# Data extract
-- Start --
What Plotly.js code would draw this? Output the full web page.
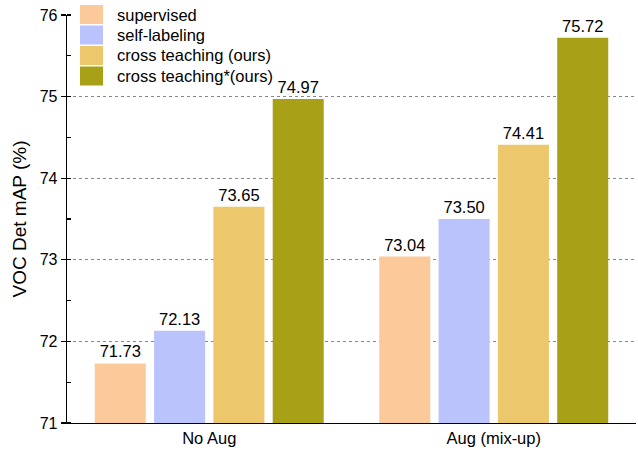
<!DOCTYPE html>
<html>
<head>
<meta charset="utf-8">
<script src="https://cdn.plot.ly/plotly-3.0.1.min.js"></script>
<style>
html,body{margin:0;padding:0;background:#fff;}
#chart{width:638px;height:453px;}
</style>
</head>
<body>
<div id="chart"></div>
<script>
var categories = ["No Aug", "Aug (mix-up)"];
var seriesNames = ["supervised", "self-labeling", "cross teaching (ours)", "cross teaching*(ours)"];
var supervised = [71.73, 73.04];
var selfLabeling = [72.13, 73.50];
var crossTeaching = [73.65, 74.41];
var crossTeachingStar = [74.97, 75.72];
var yTickVals = [71, 72, 73, 74, 75, 76];
var colors = ["#FCC99B", "#BBC3FD", "#ECC76C", "#A8A016"];

var FONT = "Liberation Sans, Arial, sans-serif";
var W = 638, H = 453;
var M = {l: 67, r: 2, t: 15, b: 30};
var plotW = W - M.l - M.r, plotH = H - M.t - M.b;
function px2x(px) { return (px - M.l) / plotW; }
function px2y(py) { return 1 - (py - M.t) / plotH; }

var seriesValues = [supervised, selfLabeling, crossTeaching, crossTeachingStar];
var traces = seriesValues.map(function (vals, i) {
  return {
    type: "bar",
    name: seriesNames[i],
    x: categories,
    y: vals,
    marker: {color: colors[i], line: {width: 0}},
    text: vals.map(function (v) { return v.toFixed(2); }),
    textposition: "outside",
    textfont: {family: FONT, size: 16.5, color: "#000"},
    cliponaxis: false,
    showlegend: false,
    hoverinfo: "x+y+name"
  };
});

// legend drawn as swatches + labels (paper coordinates)
var legendShapes = [], legendAnnots = [];
var legTop = 5, rowH = 20.5, swH = 19, swX0 = 80, swX1 = 103, textX = 115;
seriesNames.forEach(function (name, i) {
  var top = legTop + i * rowH;
  legendShapes.push({
    type: "rect", xref: "paper", yref: "paper",
    x0: px2x(swX0), x1: px2x(swX1),
    y0: px2y(top), y1: px2y(top + swH),
    fillcolor: colors[i], line: {width: 0}, layer: "above"
  });
  legendAnnots.push({
    xref: "paper", yref: "paper",
    x: px2x(textX), y: px2y(top + swH / 2),
    xanchor: "left", yanchor: "middle",
    text: name, showarrow: false,
    font: {family: FONT, size: 16.5, color: "#000"}
  });
});

var layout = {
  width: W,
  height: H,
  margin: M,
  paper_bgcolor: "#fff",
  plot_bgcolor: "#fff",
  barmode: "group",
  bargap: 0.166,
  bargroupgap: 0.14,
  font: {family: FONT, color: "#000"},
  showlegend: false,
  shapes: legendShapes,
  annotations: legendAnnots,
  xaxis: {
    type: "category",
    range: [-0.5, 1.5],
    showline: true, linecolor: "#000", linewidth: 1.3,
    ticks: "", showgrid: false, zeroline: false,
    tickfont: {size: 16.5, color: "#000"}
  },
  yaxis: {
    range: [71, 76],
    tickvals: yTickVals,
    ticks: "outside", ticklen: 5, tickwidth: 1.3, tickcolor: "#000",
    showline: true, linecolor: "#000", linewidth: 1.3,
    showgrid: true, gridcolor: "#888", griddash: "dot", gridwidth: 1,
    zeroline: false,
    tickfont: {size: 16, color: "#000"},
    title: {text: "VOC Det mAP (%)", font: {size: 19, color: "#000"}, standoff: 8},
    minor: {dtick: 0.5, ticks: "inside", ticklen: 4, tickwidth: 1.3, tickcolor: "#000", showgrid: false}
  }
};

Plotly.newPlot("chart", traces, layout, {displayModeBar: false, staticPlot: true});
</script>
</body>
</html>
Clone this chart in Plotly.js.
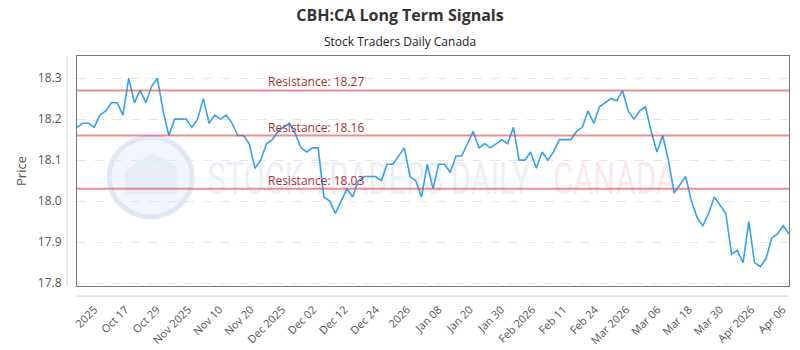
<!DOCTYPE html>
<html>
<head>
<meta charset="utf-8">
<script src="https://cdn.plot.ly/plotly-3.0.1.min.js"></script>
<style>html,body{margin:0;padding:0;background:#fff;}#chart{width:800px;height:350px;}</style>
</head>
<body>
<div id="chart"></div>
<script>
// Closing prices (one per trading session)
const prices = [
  18.18, 18.19, 18.19, 18.18, 18.21, 18.22, 18.24, 18.24, 18.21, 18.30,
  18.24, 18.27, 18.24, 18.28, 18.30, 18.22, 18.16, 18.20, 18.20, 18.20,
  18.18, 18.20, 18.25, 18.19, 18.21, 18.20, 18.21, 18.19, 18.16, 18.16,
  18.14, 18.08, 18.10, 18.14, 18.15, 18.17, 18.18, 18.19, 18.165, 18.13,
  18.12, 18.13, 18.13, 18.01, 18.00, 17.97, 18.00, 18.03, 18.01, 18.05,
  18.06, 18.06, 18.06, 18.05, 18.09, 18.09, 18.11, 18.13, 18.06, 18.05,
  18.01, 18.09, 18.03, 18.09, 18.09, 18.07, 18.11, 18.11, 18.14, 18.17,
  18.13, 18.14, 18.13, 18.14, 18.15, 18.14, 18.18, 18.10, 18.10, 18.12,
  18.08, 18.12, 18.10, 18.12, 18.15, 18.15, 18.15, 18.17, 18.18, 18.22,
  18.19, 18.23, 18.24, 18.25, 18.245, 18.27, 18.22, 18.20, 18.22, 18.23,
  18.17, 18.12, 18.16, 18.10, 18.02, 18.04, 18.06, 18.00, 17.96, 17.94,
  17.97, 18.01, 17.99, 17.97, 17.87, 17.88, 17.85, 17.95, 17.85, 17.84,
  17.86, 17.91, 17.92, 17.94, 17.92
];
const sessions = prices.map((_, i) => i);

// Resistance levels
const resistanceLevels = [18.27, 18.16, 18.03];

// X tick labels and the session positions where they sit
const tickLabels = ["2025", "Oct 17", "Oct 29", "Nov 2025", "Nov 10", "Nov 20", "Dec 2025", "Dec 02",
  "Dec 12", "Dec 24", "2026", "Jan 08", "Jan 20", "Jan 30", "Feb 2026", "Feb 11", "Feb 24",
  "Mar 2026", "Mar 06", "Mar 18", "Mar 30", "Apr 2026", "Apr 06"];
const tickPositions = [3.0, 8.45, 13.9, 19.35, 24.8, 30.25, 35.7, 41.15, 46.6, 52.05, 57.5, 62.95,
  68.4, 73.85, 79.3, 84.75, 90.2, 95.65, 101.1, 106.55, 112.0, 117.45, 122.9];

const yTicks = [17.8, 17.9, 18.0, 18.1, 18.2, 18.3];

const traces = [{
  x: sessions,
  y: prices,
  type: 'scatter',
  mode: 'lines',
  line: {color: '#36a2eb', width: 1.6},
  hoverinfo: 'skip'
}];

const shapes = [];
const annotations = [];

// watermark (drawn below the data)
shapes.push({
  type: 'circle', xref: 'paper', yref: 'paper', layer: 'below',
  x0: 0.045, x1: 0.162, y0: 0.30, y1: 0.648,
  fillcolor: 'rgba(226,233,246,0.45)', line: {color: 'rgba(214,224,242,0.7)', width: 5}
});
shapes.push({
  type: 'path', xref: 'paper', yref: 'paper', layer: 'below',
  path: 'M 0.068 0.40 L 0.068 0.50 L 0.105 0.58 L 0.14 0.52 L 0.14 0.40 Z',
  fillcolor: 'rgba(222,230,244,0.55)', line: {width: 0}
});
shapes.push({
  type: 'rect', xref: 'paper', yref: 'paper', layer: 'below',
  x0: 0.18, x1: 0.64, y0: 0.38, y1: 0.58,
  line: {width: 0}, fillcolor: 'rgba(0,0,0,0)',
  label: {text: 'STOCK TRADERS DAILY', textposition: 'middle center',
    font: {family: 'Roboto', size: 44, color: 'rgba(200,210,226,0.35)'}}
});
shapes.push({
  type: 'rect', xref: 'paper', yref: 'paper', layer: 'below',
  x0: 0.6685, x1: 0.8415, y0: 0.38, y1: 0.58,
  line: {width: 0}, fillcolor: 'rgba(0,0,0,0)',
  label: {text: 'CANADA', textposition: 'middle center',
    font: {family: 'Roboto', size: 44, color: 'rgba(240,150,150,0.22)'}}
});

// outer light axis lines
shapes.push({type: 'line', xref: 'paper', yref: 'paper', x0: -0.014, x1: -0.014, y0: 0, y1: 1,
  line: {color: '#d0d0d0', width: 1}});
shapes.push({type: 'line', xref: 'paper', yref: 'paper', x0: 0, x1: 1, y0: -0.044, y1: -0.044,
  line: {color: '#d0d0d0', width: 1}});

resistanceLevels.forEach(function (lv) {
  shapes.push({
    type: 'line', xref: 'paper', yref: 'y', x0: 0, x1: 1, y0: lv, y1: lv,
    line: {color: 'rgba(220,70,70,0.6)', width: 2}
  });
  annotations.push({
    xref: 'paper', yref: 'y', x: 0.266, y: lv, xanchor: 'left', yanchor: 'bottom',
    text: 'Resistance: ' + lv.toFixed(2), showarrow: false, yshift: -2,
    font: {family: 'Open Sans, Roboto', size: 12, color: '#a83232'}
  });
});

annotations.push({
  xref: 'paper', yref: 'paper', x: 0.4537, y: 1.0, yshift: 15, xanchor: 'center', yanchor: 'middle',
  text: 'Stock Traders Daily Canada', showarrow: false,
  font: {family: 'Open Sans, Roboto', size: 12, color: '#222'}
});

const layout = {
  width: 800, height: 350, autosize: false,
  margin: {l: 77, r: 11, t: 56, b: 64},
  paper_bgcolor: '#ffffff', plot_bgcolor: '#ffffff',
  showlegend: false,
  title: {text: '<b>CBH:CA Long Term Signals</b>', x: 0.5, xref: 'container', y: 0.955, yref: 'container',
    yanchor: 'middle', font: {family: 'Open Sans, Roboto', size: 16, color: '#333'}},
  xaxis: {
    range: [0, prices.length - 1],
    tickmode: 'array', tickvals: tickPositions, ticktext: tickLabels,
    tickangle: -45, ticks: 'outside', ticklen: 12, tickcolor: 'rgba(0,0,0,0)',
    tickfont: {family: 'Open Sans, Roboto', size: 11, color: '#555'},
    showgrid: false, zeroline: false,
    showline: true, mirror: true, linecolor: '#777', linewidth: 1
  },
  yaxis: {
    range: [17.793, 18.354],
    tickmode: 'array', tickvals: yTicks, ticktext: yTicks.map(v => v.toFixed(1)),
    ticks: 'outside', ticklen: 12, tickcolor: 'rgba(0,0,0,0)',
    tickfont: {family: 'Open Sans, Roboto', size: 12, color: '#555'},
    showgrid: true, gridcolor: '#e6e6e6', griddash: 'dash', gridwidth: 1,
    zeroline: false,
    showline: true, mirror: true, linecolor: '#777', linewidth: 1,
    title: {text: 'Price', standoff: 8, font: {family: 'Open Sans, Roboto', size: 13, color: '#555'}}
  },
  shapes: shapes,
  annotations: annotations
};

Plotly.newPlot('chart', traces, layout, {displayModeBar: false, staticPlot: true}).then(function (gd) {
  // squeeze the watermark words to the narrow width they have in the reference
  const widths = {'STOCK TRADERS DAILY': 323, 'CANADA': 123};
  gd.querySelectorAll('text').forEach(function (t) {
    const w = widths[t.textContent];
    if (w) {
      t.setAttribute('textLength', w);
      t.setAttribute('lengthAdjust', 'spacingAndGlyphs');
    }
  });
});
</script>
</body>
</html>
-- End --
# Set exercise
Write out exactly the opening lines of the data, stopping after the line that holds "M.t) / plotH;". Exclude pictures.

# Problem solution
What Plotly.js code would draw this? Output the full web page.
<!DOCTYPE html>
<html>
<head>
<meta charset="utf-8">
<script src="https://cdn.plot.ly/plotly-3.0.1.min.js"></script>
<style>
html,body{margin:0;padding:0;background:#fff;}
#chart{width:638px;height:453px;}
</style>
</head>
<body>
<div id="chart"></div>
<script>
var categories = ["No Aug", "Aug (mix-up)"];
var seriesNames = ["supervised", "self-labeling", "cross teaching (ours)", "cross teaching*(ours)"];
var supervised = [71.73, 73.04];
var selfLabeling = [72.13, 73.50];
var crossTeaching = [73.65, 74.41];
var crossTeachingStar = [74.97, 75.72];
var yTickVals = [71, 72, 73, 74, 75, 76];
var colors = ["#FCC99B", "#BBC3FD", "#ECC76C", "#A8A016"];

var FONT = "Liberation Sans, Arial, sans-serif";
var W = 638, H = 453;
var M = {l: 67, r: 2, t: 15, b: 30};
var plotW = W - M.l - M.r, plotH = H - M.t - M.b;
function px2x(px) { return (px - M.l) / plotW; }
function px2y(py) { return 1 - (py - M.t) / plotH; }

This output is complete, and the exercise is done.